あの時既に「パパとチャーリーは別物」とはっきり認識できていたのだとしたら、彼女の中に「二面性」についての理解や実感があったからではないか?そう考えれば、はじめからエミリーは「二重人格」だったのだろうと思う。

精神的に不安定だったエミリーは自分の感情をどんどん奥へと押し込めて身を守ろうとした結果、自我が分裂してしまったのだろうと考えられるが、ここで疑問なのが「彼女はそれを自覚していかどうか」である。

わたしの推察では、エミリーは作中…もとい作品としての現在、初めから自我が分裂していたこと自体に気付いていたのだろうと思う。しかし、それに対して制御や、解決しようとしなかったのではないか。
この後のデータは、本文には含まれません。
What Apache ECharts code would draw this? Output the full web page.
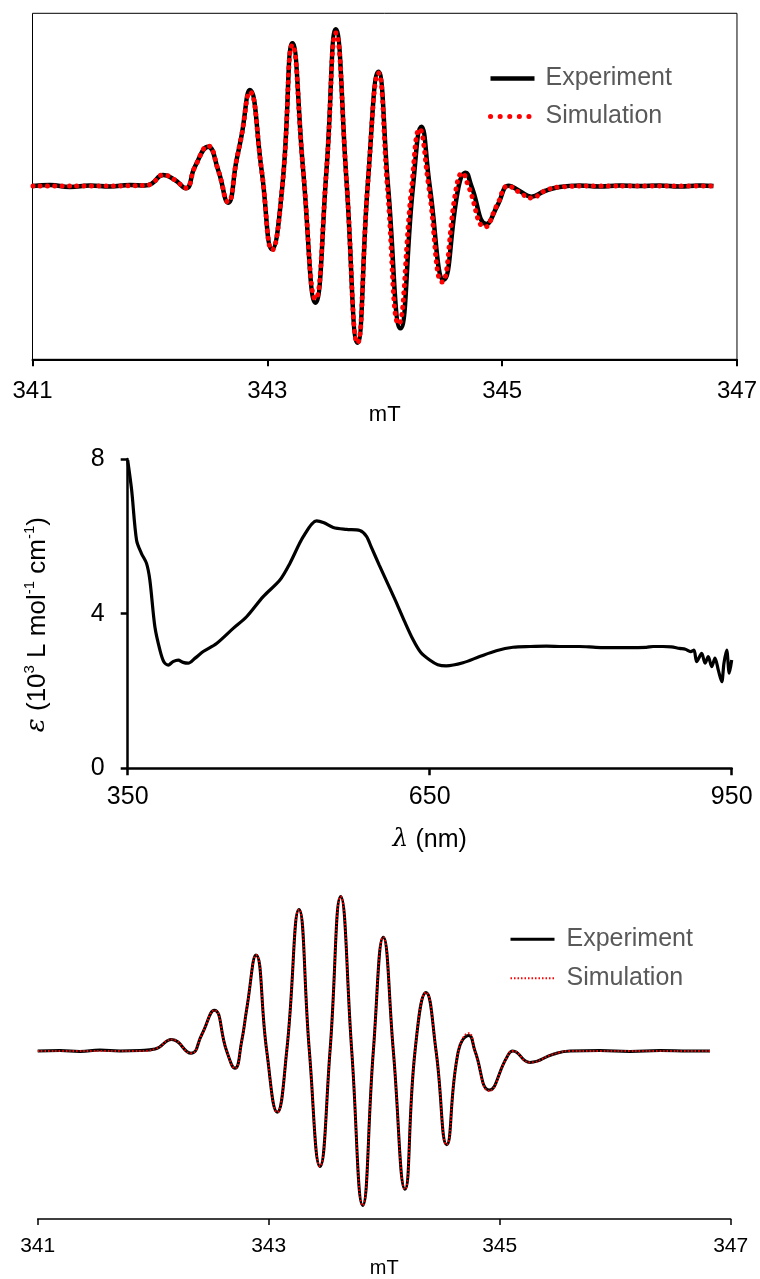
<!DOCTYPE html>
<html><head><meta charset="utf-8">
<script src="https://cdn.jsdelivr.net/npm/echarts@6/dist/echarts.min.js"></script>
<style>html,body{margin:0;padding:0;background:#fff}#c{width:760px;height:1279px}</style>
</head><body><div id="c"></div><script>
// ---- Top EPR spectrum (mT, arbitrary units) ----
const topExpField = [341.004,341.149,341.319,341.489,341.660,341.830,341.957,342.017,342.113,342.213,342.306,342.383,342.496,342.581,342.666,342.738,342.780,342.851,342.951,343.041,343.128,343.214,343.305,343.410,343.504,343.583,343.674,343.768,343.858,343.946,344.028,344.134,344.241,344.312,344.383,344.502,344.630,344.689,344.738,344.866,344.962,345.058,345.149,345.249,345.362,345.489,345.660,345.830,346.000,346.170,346.340,346.511,346.681,346.800];
const topExp = [0,1,-1,0.5,-0.5,1,0.5,2.5,11,6,-2.3,19.3,39.3,16,-16.7,26,50,96,16,-63.3,0,142.7,16,-116.7,16,156.7,6,-156.7,6,114.3,0,-142.3,0,59.3,0,-94,0,13.3,0,-38,-19,0.3,-5,-10.7,-5,-1,0.5,-0.5,0.5,0,0.5,-0.5,0.5,0];
const topSimField = [341.004,341.5,341.957,342.017,342.113,342.213,342.306,342.383,342.496,342.581,342.666,342.738,342.780,342.851,342.951,343.041,343.128,343.214,343.305,343.410,343.504,343.583,343.674,343.768,343.858,343.946,344.022,344.118,344.230,344.296,344.374,344.488,344.612,344.660,344.712,344.855,344.957,345.052,345.143,345.249,345.362,345.489,345.8,346.2,346.800];
const topSim = [0,0,0.5,2.5,11,6,-2,19,40,16,-16,26,50,94,16,-64,0,141,16,-113,16,153,6,-157,6,113,0,-138,0,57,0,-96,0,13,0,-41,-19,0,-6,-12,-5,-1,0,0,0];

// ---- UV-vis spectrum ----
const uvWavelength = [350,353.9,358.8,363.6,368.7,372,377,382,386,390.3,395,400.2,405,410.1,417,425,438.3,454.8,468.1,484.6,501.2,511.1,524.4,537.6,545,554.2,567.4,580.6,587.2,592,600,610,617,625,633.4,641,650,658,666.5,683.1,699.6,716.2,732.7,750,765.9,782,798.7,815,832,848,865.1,872,881.7,890,898.2,904,909.2,912.5,915.2,920.2,923.5,926.7,930.1,933.4,936.7,940.1,942.3,945,947.6,950];
const uvEpsilon = [7.97,7.2,5.9,5.56,5.3,4.87,3.66,3.06,2.75,2.67,2.76,2.80,2.74,2.72,2.85,3.02,3.23,3.62,3.92,4.44,4.87,5.30,5.99,6.40,6.35,6.23,6.18,6.15,6.0,5.72,5.25,4.68,4.28,3.8,3.33,3.0,2.80,2.68,2.65,2.73,2.89,3.04,3.13,3.15,3.16,3.15,3.15,3.13,3.12,3.12,3.13,3.15,3.15,3.14,3.10,3.08,3.02,3.06,2.76,2.97,2.72,2.89,2.63,2.85,2.54,2.24,2.72,3.06,2.46,2.80];

// ---- Bottom EPR spectrum ----
const botField = [341.000,341.193,341.366,341.539,341.713,341.886,342.016,342.160,342.327,342.420,342.529,342.636,342.708,342.766,342.810,342.890,342.983,343.074,343.156,343.262,343.352,343.444,343.531,343.623,343.719,343.814,343.906,343.992,344.079,344.180,344.267,344.362,344.449,344.541,344.642,344.734,344.786,344.910,345.061,345.113,345.262,345.464,345.609,345.868,346.128,346.388,346.648,346.821];
const botExp = [0,0.5,-0.5,1,0,0.5,2,11.7,-2.3,16.7,41.7,0,-17.7,10,43.3,98.3,0,-62.7,0,145,0,-118.3,0,158.3,0,-158.3,0,116.7,0,-141.7,0,60,0,-96,0,16,0,-40,-6.7,0,-11.7,-3.3,0,0.5,-0.5,0.5,0,0];
const botSim = [0,0,0,0,0,0,2,11.7,-2.3,16.7,41.7,0,-17.7,10,43.3,98.3,0,-62.7,0,145,0,-118.3,0,158.3,0,-158.3,0,116.7,0,-141.7,0,60,0,-96,0,18.3,0,-41,-6.7,0,-11.7,-3.3,0,0,0,0,0,0];

// ---- Axis ticks ----
const eprTicks = [341,343,345,347];
const uvXTicks = [350,650,950];
const uvYTicks = [0,4,8];

const zip = (a,b) => a.map((v,i)=>[v,b[i]]);
const FONT = 'Liberation Sans, Arial, sans-serif';
const step = t => t[1]-t[0];

const chart = echarts.init(document.getElementById('c'), null, {renderer:'canvas'});
chart.setOption({
  animation: false,
  backgroundColor: '#fff',
  textStyle: {fontFamily: FONT},
  grid: [
    {left: 32.5, top: 13.3, width: 705, height: 346, show: true, borderColor: '#000', borderWidth: 1},
    {left: 127.7, top: 459, width: 604, height: 309.3},
    {left: 37.7, top: 890, width: 693, height: 337.3}
  ],
  xAxis: [
    {gridIndex:0, type:'value', min:eprTicks[0], max:eprTicks[eprTicks.length-1], interval:step(eprTicks),
     axisLine:{onZero:false, lineStyle:{color:'#000', width:2}}, axisTick:{length:7, lineStyle:{color:'#000', width:2}},
     axisLabel:{fontSize:24, color:'#000', margin:20, fontFamily:FONT}, splitLine:{show:false},
     name:'mT', nameLocation:'middle', nameGap:31, nameTextStyle:{fontSize:22, color:'#000', fontFamily:FONT}},
    {gridIndex:1, type:'value', min:uvXTicks[0], max:uvXTicks[uvXTicks.length-1], interval:step(uvXTicks),
     axisLine:{onZero:false, lineStyle:{color:'#000', width:2.5}}, axisTick:{length:7, lineStyle:{color:'#000', width:2.5}},
     axisLabel:{fontSize:25, color:'#000', margin:16, fontFamily:FONT}, splitLine:{show:false},
     name:'{it|λ}{t| (nm)}', nameLocation:'middle', nameGap:59,
     nameTextStyle:{rich:{it:{fontSize:25, fontStyle:'italic', fontFamily:'DejaVu Serif', color:'#000'}, t:{fontSize:25, color:'#000', fontFamily:FONT}}}},
    {gridIndex:2, type:'value', min:eprTicks[0], max:eprTicks[eprTicks.length-1], interval:step(eprTicks),
     axisLine:{onZero:false, lineStyle:{color:'#000', width:1.5}}, axisTick:{length:6, lineStyle:{color:'#000', width:1.5}},
     axisLabel:{fontSize:21, color:'#000', margin:17, fontFamily:FONT}, splitLine:{show:false},
     name:'mT', nameLocation:'middle', nameGap:31, nameTextStyle:{fontSize:20, color:'#000', fontFamily:FONT}}
  ],
  yAxis: [
    {gridIndex:0, type:'value', min:-173.3, max:172.7, show:false},
    {gridIndex:1, type:'value', min:uvYTicks[0], max:uvYTicks[uvYTicks.length-1], interval:step(uvYTicks),
     axisLine:{show:true, onZero:false, lineStyle:{color:'#000', width:2.5}}, axisTick:{show:true, length:7, lineStyle:{color:'#000', width:2.5}},
     axisLabel:{fontSize:25, color:'#000', margin:23, fontFamily:FONT}, splitLine:{show:false},
     name:'{it|ε}{t| (10}{s|3}{t| L mol}{s|-1}{t| cm}{s|-1}{t|)}', nameLocation:'middle', nameGap:75,
     nameTextStyle:{padding:[0,22,0,0], rich:{
       it:{fontSize:26, fontStyle:'italic', fontFamily:'DejaVu Serif', color:'#000', lineHeight:30},
       t:{fontSize:26, color:'#000', fontFamily:FONT, lineHeight:30},
       s:{fontSize:15, color:'#000', fontFamily:FONT, verticalAlign:'top', lineHeight:30}}}},
    {gridIndex:2, type:'value', min:-172.3, max:165, show:false}
  ],
  legend: [
    {data:[{name:'Experiment', lineStyle:{width:4.5, color:'#000'}},
           {name:'Simulation', lineStyle:{width:5, color:'#ff0000', type:[0.1,9.5], cap:'round'}}],
     orient:'vertical', left:488, top:66, padding:0, itemWidth:44, itemHeight:14, itemGap:13,
     selectedMode:false, itemStyle:{opacity:0, borderWidth:0},
     textStyle:{fontSize:25, color:'#595959', fontFamily:FONT, lineHeight:25, padding:[0,0,0,6]}},
    {data:[{name:'Experiment2', lineStyle:{width:3, color:'#000'}},
           {name:'Simulation2', lineStyle:{width:2, color:'#ff0000', type:[1.5,2]}}],
     orient:'vertical', left:509, top:926.8, padding:0, itemWidth:44, itemHeight:14, itemGap:14,
     selectedMode:false, itemStyle:{opacity:0, borderWidth:0}, formatter: n => n.replace(/2$/,''),
     textStyle:{fontSize:25, color:'#595959', fontFamily:FONT, lineHeight:25, padding:[0,0,0,7]}}
  ],
  series: [
    {name:'Experiment', type:'line', xAxisIndex:0, yAxisIndex:0, data:zip(topExpField, topExp), smooth:0.5,
     symbol:'none', silent:true, lineStyle:{color:'#000', width:4.5}, itemStyle:{color:'#000'}},
    {name:'Simulation', type:'line', xAxisIndex:0, yAxisIndex:0, data:zip(topSimField, topSim), smooth:0.5,
     symbol:'none', silent:true, lineStyle:{color:'#ff0000', width:5, type:[0.1,7.2], cap:'round'}, itemStyle:{color:'#ff0000'}},
    {name:'uv', type:'line', xAxisIndex:1, yAxisIndex:1, data:zip(uvWavelength, uvEpsilon), smooth:0.3,
     symbol:'none', silent:true, lineStyle:{color:'#000', width:3.2}},
    {name:'Experiment2', type:'line', xAxisIndex:2, yAxisIndex:2, data:zip(botField, botExp), smooth:0.5,
     symbol:'none', silent:true, lineStyle:{color:'#000', width:3}, itemStyle:{color:'#000'}},
    {name:'Simulation2', type:'line', xAxisIndex:2, yAxisIndex:2, data:zip(botField, botSim), smooth:0.5,
     symbol:'none', silent:true, lineStyle:{color:'#ff0000', width:2, type:[1.5,2]}, itemStyle:{color:'#ff0000'}}
  ]
});
</script></body></html>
一種の自暴自棄だったともとれるが、「自分の中に誰かがいるみたい」といった状態に疑問や恐怖を抱いていなかったのかもしれない。

(少なくともエンディングを見た時点では、上手に共存しているように見える。仄暗いイメージであるが、いつも傍にいてくれる友達のようなもの…と捉えているのではないか。精神病院に入院させられているエンディングに関しても、エミリーとしては同じだろう。早期の治療を望んだキャサリンが入院させたのではないかと思っている)

初めからエミリーも、デビット(父親)も、分裂していたのだ。かくれんぼをしていたのは、身体ではなく心だったのかもしれない。